Actuellement, le parquet de Milan tente d’établir si cette « Loge Ungheria » existe vraiment et si elle représente un « pouvoir occulte ». La procédure en cours à Milan tourne autour du scandale de l’ancien avocat Piero Amara et Rosario Leo demande à être entendu comme témoin dans le cadre de cette procédure, car en 29 ans de procédure de son dossier, il dispose d’informations qui prouvent non seulement l’existence de cette loge maçonnique, mais aussi l’influence qu’elle exerce dans le monde judiciaire et politique. Et puisque les faits seront relativement faciles à démontrer, le ministre de la justice doit se dépêcher pour changer la loi, pour que ce « trafic d’influence » (et donc, la corruption aux plus hautes étages de l’état) puisse rester impuni. La déposition de Rosario Leo dans cette procédure pourrait s’avérer très importante, car il est à la fois témoin et victime des agissements des acteurs de cette loge.

Evidemment, nous ne faisons pas le procès de la franc-maçonnerie.
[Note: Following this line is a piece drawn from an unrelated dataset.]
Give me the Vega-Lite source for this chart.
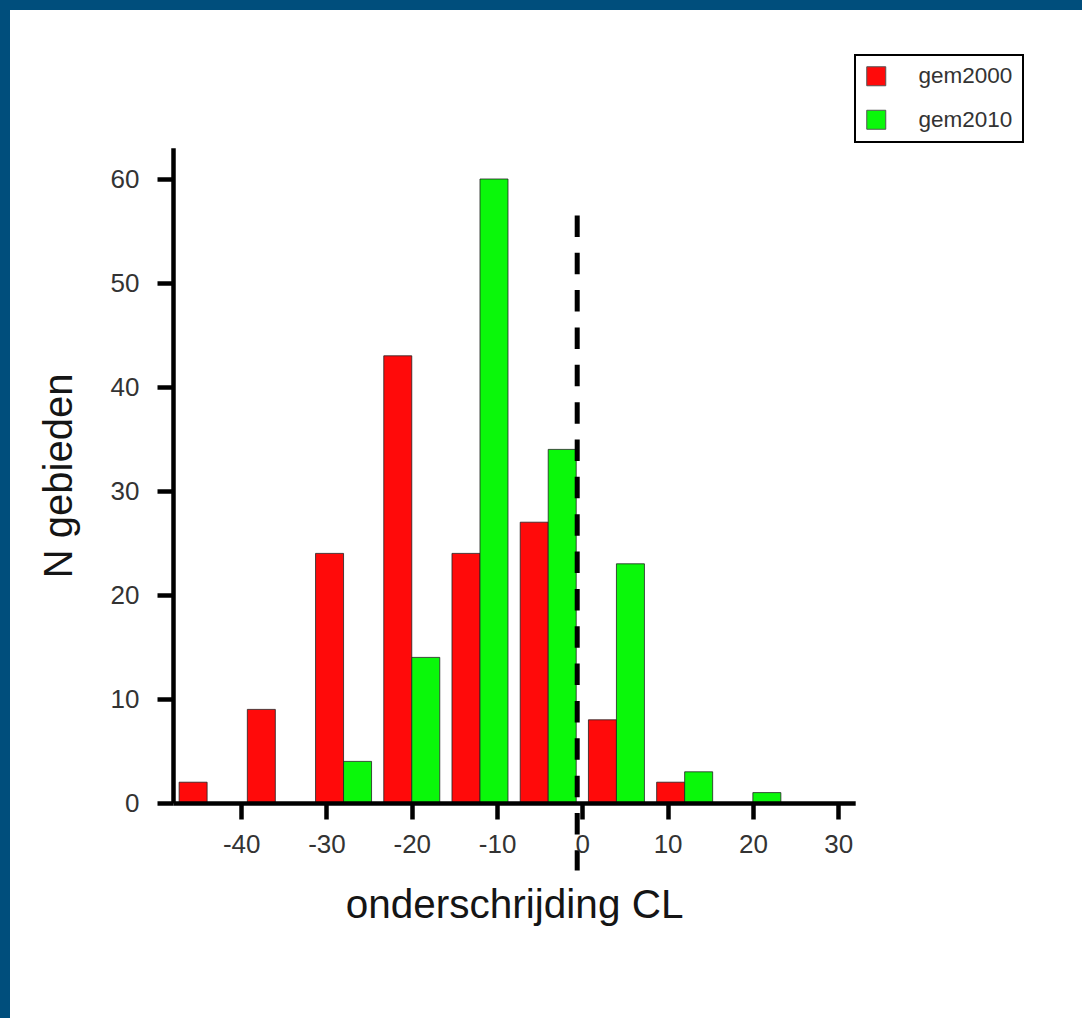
{
  "$schema": "https://vega.github.io/schema/vega-lite/v6.json",
  "width": 1072,
  "height": 1008,
  "autosize": {"type": "none"},
  "padding": {"left": 10, "top": 10, "right": 0, "bottom": 0},
  "background": "#004e7c",
  "config": {
    "view": {"fill": "white", "stroke": null},
    "font": "Liberation Sans"
  },
  "data": {
    "values": [
      {"klasse": -44, "reeks": "gem2000", "n": 2},
      {"klasse": -36, "reeks": "gem2000", "n": 9},
      {"klasse": -28, "reeks": "gem2000", "n": 24},
      {"klasse": -20, "reeks": "gem2000", "n": 43},
      {"klasse": -12, "reeks": "gem2000", "n": 24},
      {"klasse": -4, "reeks": "gem2000", "n": 27},
      {"klasse": 4, "reeks": "gem2000", "n": 8},
      {"klasse": 12, "reeks": "gem2000", "n": 2},
      {"klasse": -28, "reeks": "gem2010", "n": 4},
      {"klasse": -20, "reeks": "gem2010", "n": 14},
      {"klasse": -12, "reeks": "gem2010", "n": 60},
      {"klasse": -4, "reeks": "gem2010", "n": 34},
      {"klasse": 4, "reeks": "gem2010", "n": 23},
      {"klasse": 12, "reeks": "gem2010", "n": 3},
      {"klasse": 20, "reeks": "gem2010", "n": 1}
    ]
  },
  "layer": [
    {
      "transform": [{"filter": "datum.reeks === 'gem2000'"}],
      "mark": {"type": "bar", "width": 28, "xOffset": -14, "stroke": "#222", "strokeWidth": 0.8},
      "encoding": {
        "x": {
          "field": "klasse",
          "type": "quantitative",
          "scale": {"domain": [-48, 32], "range": [163, 845.2], "nice": false, "zero": false, "padding": 0},
          "axis": {
            "values": [-40, -30, -20, -10, 0, 10, 20, 30],
            "labelExpr": "replace(datum.label, '\u2212', '-')",
            "title": "onderschrijding CL",
            "offset": -215,
            "grid": false,
            "zindex": 1,
            "domainColor": "black",
            "domainWidth": 4.5,
            "tickColor": "black",
            "tickWidth": 4.5,
            "tickSize": 16,
            "labelFontSize": 26,
            "labelColor": "#333",
            "labelPadding": 12,
            "labelFlush": false,
            "labelOverlap": false,
            "titleFontSize": 40.5,
            "titleFontWeight": "normal",
            "titleColor": "#151515",
            "titlePadding": 28
          }
        },
        "y": {
          "field": "n",
          "type": "quantitative",
          "scale": {"domain": [0, 63], "range": [793, 137.8], "nice": false},
          "axis": {
            "values": [0, 10, 20, 30, 40, 50, 60],
            "title": "N gebieden",
            "offset": -163,
            "grid": false,
            "zindex": 1,
            "domainColor": "black",
            "domainWidth": 4.5,
            "tickColor": "black",
            "tickWidth": 4.5,
            "tickSize": 16,
            "labelFontSize": 26,
            "labelColor": "#333",
            "labelPadding": 18,
            "labelFlush": false,
            "labelOverlap": false,
            "titleFontSize": 40,
            "titleFontWeight": "normal",
            "titleColor": "#151515",
            "titlePadding": 31
          }
        },
        "color": {
          "field": "reeks",
          "type": "nominal",
          "scale": {"domain": ["gem2000", "gem2010"], "range": ["#ff0a0a", "#0af80a"]},
          "legend": {
            "orient": "none",
            "legendX": 845,
            "legendY": 45,
            "title": null,
            "symbolType": "square",
            "symbolSize": 361,
            "symbolStrokeColor": "#555",
            "symbolStrokeWidth": 1,
            "labelFontSize": 22.5,
            "labelColor": "#333",
            "labelOffset": 31,
            "rowPadding": 19.5,
            "padding": 10,
            "strokeColor": "black",
            "fillColor": "white",
            "encode": {"legend": {"update": {"strokeWidth": {"value": 2}}}}
          }
        }
      }
    },
    {
      "transform": [{"filter": "datum.reeks === 'gem2010'"}],
      "mark": {"type": "bar", "width": 28, "xOffset": 14, "stroke": "#222", "strokeWidth": 0.8},
      "encoding": {
        "x": {"field": "klasse", "type": "quantitative"},
        "y": {"field": "n", "type": "quantitative"},
        "color": {"field": "reeks", "type": "nominal"}
      }
    },
    {
      "data": {"values": [{}]},
      "mark": {"type": "rule", "color": "black", "strokeWidth": 5, "strokeDash": [21.5, 15.85]},
      "encoding": {
        "x": {"datum": -0.6},
        "y": {"datum": 56.5},
        "y2": {"datum": -6.5}
      }
    }
  ]
}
Il y a beaucoup de loges qui font un travail honnête et désintéressé. Mais la « Loge Ungheria » (dont les acteurs nient jusqu’à son existence », rappelle une autre loge maçonnique en Italie, « P2 » qui, jusqu’en 1982, avait clandestinement dirigé les affaires italiennes. Non seulement des représentants de l’état se retrouvaient à l’époque dans la loge « P2 », mais également des hauts dignitaires du Vatican, des magistrats et des personnalités haut placées. Aujourd’hui, la « Loge Ungheria » fonctionne selon les mêmes principes et ressemble davantage à une « association de malfaiteurs » qu’à une loge où on fait un travail spirituel.

Les pouvoirs parallèles en Italie gangrènent le pays et l’amalgame entre politique, magistrats et capitaines de l’économie crée la base d’un système de corruption qui prive l’Italie et les Italiens du fruit de leur travail. Mais en vue du pouvoir que représentent ces structures, les Italiens se retrouvent dépourvus de moyens pour stopper ce système qui pervertit la démocratie italienne.
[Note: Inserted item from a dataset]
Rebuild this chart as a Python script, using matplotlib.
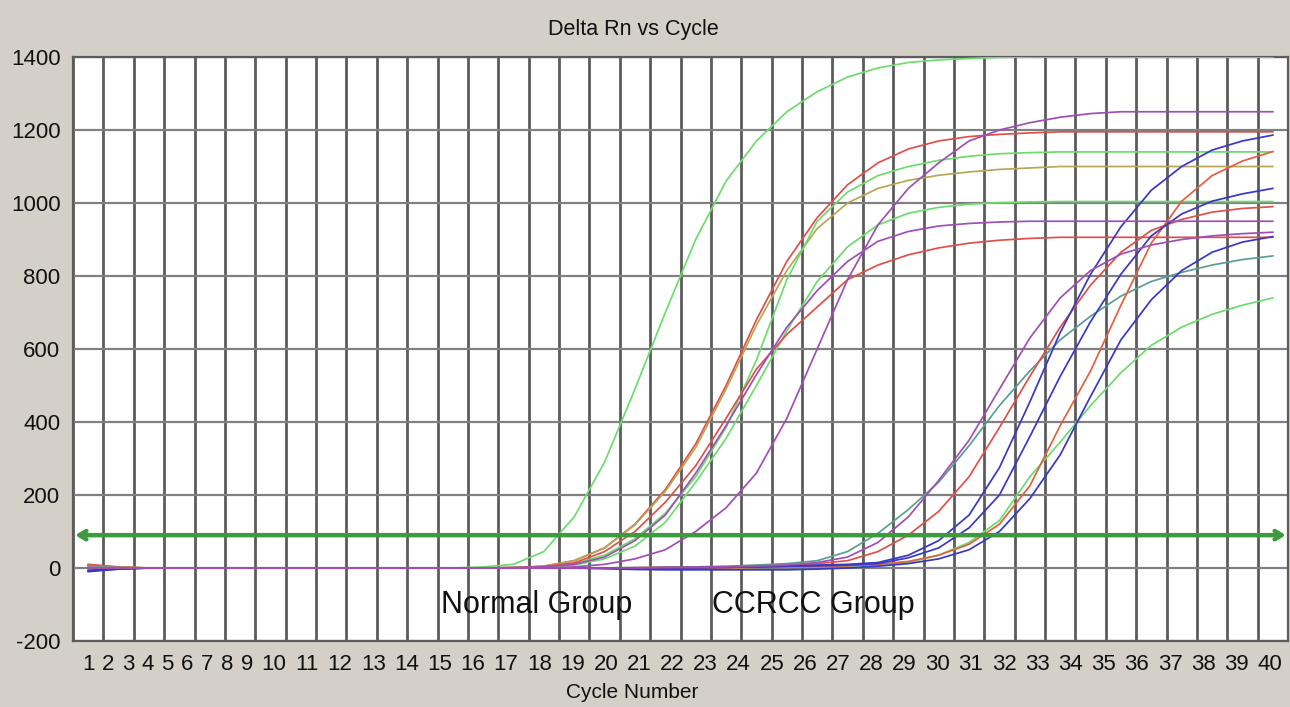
"""Delta Rn vs Cycle - amplification plot, Normal vs CCRCC group."""
import matplotlib
matplotlib.use("Agg")
import matplotlib.pyplot as plt
import numpy as np

plt.rcParams["font.family"] = ["Liberation Sans", "DejaVu Sans"]
plt.rcParams["axes.unicode_minus"] = False

BG = "#d4d0c8"
GREEN = "#6ddc6d"
RED = "#e0504a"
ORANGE_RED = "#e2603e"
PURPLE = "#a04fb4"
OLIVE = "#b8a656"
BLUE = "#3838c4"
TEAL = "#5a9e94"
THR_COLOR = "#3d9a3d"

cycles = list(range(1, 41))
cycle_labels = [str(c) for c in cycles]
threshold = 90

# ---- Normal group (values per cycle 1..40)
normal_green_1 = [5, 2, 0, 0, 0, 0, 0, 0, 0, 0, 0, 0, 0, 3, 10, 45, 140, 290, 490, 700,
                  900, 1060, 1170, 1250, 1305, 1345, 1370, 1385, 1392, 1396, 1399, 1400,
                  1400, 1400, 1400, 1400, 1400, 1400, 1400, 1400]
normal_red_1 = [10, 3, 0, 0, 0, 0, 0, 0, 0, 0, 0, 0, 0, 0, 1, 5, 20, 55, 120, 215,
                340, 500, 680, 840, 960, 1050, 1110, 1148, 1170, 1182, 1188, 1192,
                1195, 1195, 1195, 1195, 1195, 1195, 1195, 1195]
normal_olive = [3, 1, 0, 0, 0, 0, 0, 0, 0, 0, 0, 0, 0, 0, 1, 5, 20, 55, 118, 210,
                330, 490, 665, 815, 930, 1000, 1040, 1062, 1076, 1085, 1092, 1096,
                1100, 1100, 1100, 1100, 1100, 1100, 1100, 1100]
normal_green_2 = [5, 2, 0, 0, 0, 0, 0, 0, 0, 0, 0, 0, 0, 0, 1, 3, 12, 35, 80, 150,
                  250, 385, 570, 790, 950, 1030, 1075, 1100, 1117, 1128, 1135, 1138,
                  1140, 1140, 1140, 1140, 1140, 1140, 1140, 1140]
normal_green_3 = [4, 1, 0, 0, 0, 0, 0, 0, 0, 0, 0, 0, 0, 0, 0, 2, 8, 25, 60, 125,
                  235, 355, 500, 650, 785, 880, 940, 972, 988, 997, 1001, 1003,
                  1004, 1004, 1004, 1004, 1004, 1004, 1004, 1004]
normal_purple_1 = [2, 1, 0, 0, 0, 0, 0, 0, 0, 0, 0, 0, 0, 0, 1, 3, 10, 30, 75, 145,
                   260, 390, 530, 660, 760, 840, 895, 922, 937, 944, 948, 950,
                   950, 950, 950, 950, 950, 950, 950, 950]
normal_red_2 = [8, 2, 0, 0, 0, 0, 0, 0, 0, 0, 0, 0, 0, 0, 1, 4, 14, 45, 100, 180,
                280, 410, 545, 640, 715, 790, 830, 858, 877, 890, 898, 903,
                906, 906, 906, 906, 906, 906, 906, 906]
normal_purple_2 = [0, 0, 0, 0, 0, 0, 0, 0, 0, 0, 0, 0, 0, 0, 0, 0, 3, 10, 25, 50,
                   100, 165, 260, 410, 600, 790, 940, 1040, 1110, 1170, 1200, 1220,
                   1235, 1245, 1250, 1250, 1250, 1250, 1250, 1250]

# ---- CCRCC group
ccrcc_purple = [0, 0, 0, 0, 0, 0, 0, 0, 0, 0, 0, 0, 0, 0, 0, 0, 0, 0, 0, 1,
                2, 3, 5, 8, 15, 30, 70, 140, 240, 350, 490, 630,
                740, 815, 860, 885, 900, 910, 916, 920]
ccrcc_teal = [0, 0, 0, 0, 0, 0, 0, 0, 0, 0, 0, 0, 0, 0, 0, 0, 0, 0, 1, 2,
              3, 5, 8, 12, 20, 45, 95, 160, 235, 335, 445, 540,
              625, 690, 745, 785, 810, 830, 845, 855]
ccrcc_red_1 = [6, 1, 0, 0, 0, 0, 0, 0, 0, 0, 0, 0, 0, 0, 0, 0, 0, 0, 1, 2,
               2, 3, 5, 8, 12, 20, 45, 90, 155, 250, 385, 525,
               660, 775, 865, 925, 955, 975, 985, 990]
ccrcc_blue_1 = [-10, -3, 0, 0, 0, 0, 0, 0, 0, 0, 0, 0, 0, 0, 0, 0, 0, 0, 0, 1,
                1, 2, 4, 5, 8, 10, 15, 35, 75, 145, 275, 455,
                645, 805, 935, 1035, 1100, 1145, 1170, 1186]
ccrcc_blue_2 = [-6, -2, 0, 0, 0, 0, 0, 0, 0, 0, 0, 0, 0, 0, 0, 0, 0, 0, 0, 0,
                1, 2, 3, 5, 6, 8, 12, 28, 55, 110, 200, 360,
                525, 675, 805, 910, 970, 1005, 1025, 1040]
ccrcc_red_2 = [0, 0, 0, 0, 0, 0, 0, 0, 0, 0, 0, 0, 0, 0, 0, 0, 0, 0, 0, 0,
               0, 0, 2, 3, 5, 6, 10, 18, 35, 65, 120, 225,
               390, 540, 720, 890, 1005, 1075, 1115, 1141]
ccrcc_blue_3 = [-8, -3, 0, 0, 0, 0, 0, 0, 0, 0, 0, 0, 0, 0, 0, 0, 0, -2, -4, -5,
                -5, -5, -5, -5, -3, 0, 5, 12, 25, 50, 100, 190,
                310, 470, 625, 735, 815, 865, 893, 908]
ccrcc_green = [4, 1, 0, 0, 0, 0, 0, 0, 0, 0, 0, 0, 0, 0, 0, 0, 0, 0, 0, 0,
               0, 0, 2, 3, 4, 5, 8, 15, 35, 70, 130, 250,
               345, 445, 535, 610, 660, 695, 720, 740]

curves = [
    (normal_green_1, GREEN), (normal_red_1, RED), (normal_olive, OLIVE),
    (normal_green_2, GREEN), (normal_green_3, GREEN), (normal_red_2, RED),
    (ccrcc_teal, TEAL), (ccrcc_red_1, RED), (ccrcc_green, GREEN),
    (ccrcc_red_2, ORANGE_RED), (ccrcc_blue_1, BLUE), (ccrcc_blue_2, BLUE),
    (ccrcc_blue_3, BLUE), (ccrcc_purple, PURPLE),
    (normal_purple_1, PURPLE), (normal_purple_2, PURPLE),
]

W, H = 1290, 707
fig = plt.figure(figsize=(W / 100, H / 100), dpi=100, facecolor=BG)
ax = fig.add_axes([73 / W, 1 - 641 / H, 1215 / W, (641 - 57) / H])
ax.set_facecolor("white")

for vals, col in curves:
    ax.plot(cycles, vals, color=col, lw=1.25, zorder=3)

# threshold with arrow heads at both ends
ax.annotate("", xy=(0.57, threshold), xytext=(40.43, threshold),
            arrowprops=dict(arrowstyle="<->,head_length=0.5,head_width=0.3",
                            color=THR_COLOR, lw=3.2, shrinkA=0, shrinkB=0),
            zorder=4)

ax.set_xlim(0.5, 40.5)
ax.set_ylim(-200, 1400)
ax.set_xticks([])
ax.set_xticks(np.arange(0.5, 41, 1), minor=True)
ax.set_yticks(range(-200, 1401, 200))
ax.set_axisbelow(True)
ax.grid(which="minor", axis="x", color="#5c5c5c", lw=2.0)
ax.grid(which="major", axis="y", color="#808080", lw=1.6)
ax.tick_params(which="both", length=0)
ax.tick_params(axis="y", labelsize=16, pad=9, labelcolor="#111111")
for s in ax.spines.values():
    s.set_color("#5c5c5c")
    s.set_linewidth(1.6)

# cycle labels packed like the instrument software prints them
digit_w, gap = 13.3, 6.6
x = 88.0
prev = None
for lab in cycle_labels:
    if prev is not None:
        x += (len(prev) + len(lab)) * digit_w / 2 + gap
    fig.text(x / W, 1 - 665 / H, lab, ha="center", va="center", fontsize=16,
             color="#111111")
    prev = lab

fig.text(633 / W, 1 - 30 / H, "Delta Rn vs Cycle", ha="center", va="center",
         fontsize=15.5, color="#111111")
fig.text(632 / W, 1 - 692 / H, "Cycle Number", ha="center", va="center",
         fontsize=15, color="#111111")

ax.text(12.6, -100, "Normal Group", ha="left", va="center", fontsize=22,
        color="#111111", zorder=5)
ax.text(21.55, -100, "CCRCC Group", ha="left", va="center", fontsize=22,
        color="#111111", zorder=5)

fig.savefig("out.png", dpi=100, facecolor=BG)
Mais même cette procédure à Milan n’arrête pas Carlo Nordio, au contraire. Sa mission est clairement de faire en sorte à ce que tout ce beau monde corrompu s’en sorte indemne, sans procédure, en toute « légalité ». Et puisque leurs actions se situent en dehors la loi et la constitution, Nordio veut changer la loi pour que la corruption et le trafic d’influence deviennent légaux.

De nombreux magistrats, de nombreux experts en droit constitutionnel, de nombreuses associations protestent contre cette « réforme », mais elle risque quand même de passer dans les deux chambres législatives italiennes, pour la simple raison que des représentants de l’opposition sont autant concernés par les innombrables scandales en Italie que ceux de la majorité gouvernementale.

La question si cette « réforme » n’est pas contraire au Droit Européen sera discutée ultérieurement, maintenant, il s’agit d’abord d’établir et de prouver l’existence de cette « Loge Ungheria » ou « P5 » et donc, d’un pouvoir parallèle aux instances de l’état.

Mais puisqu’il est fort à craindre que cette procédure-là soit également « truquée », on ne peut que soutenir la demande de Rosario Leo d’être entendu en qualité de témoin. Car il est grand temps qu’Italie procède à une auto-épuration et qu’elle mette un terme aux agissements criminels de ses cols blancs. La demande de Rosario Leo sera également transmise aux eurodéputés italiens, ainsi qu’aux différentes institutions européennes qui pour l’instant, ferment encore les yeux devant la corruption au sein des hautes sphères italiennes. A suivre.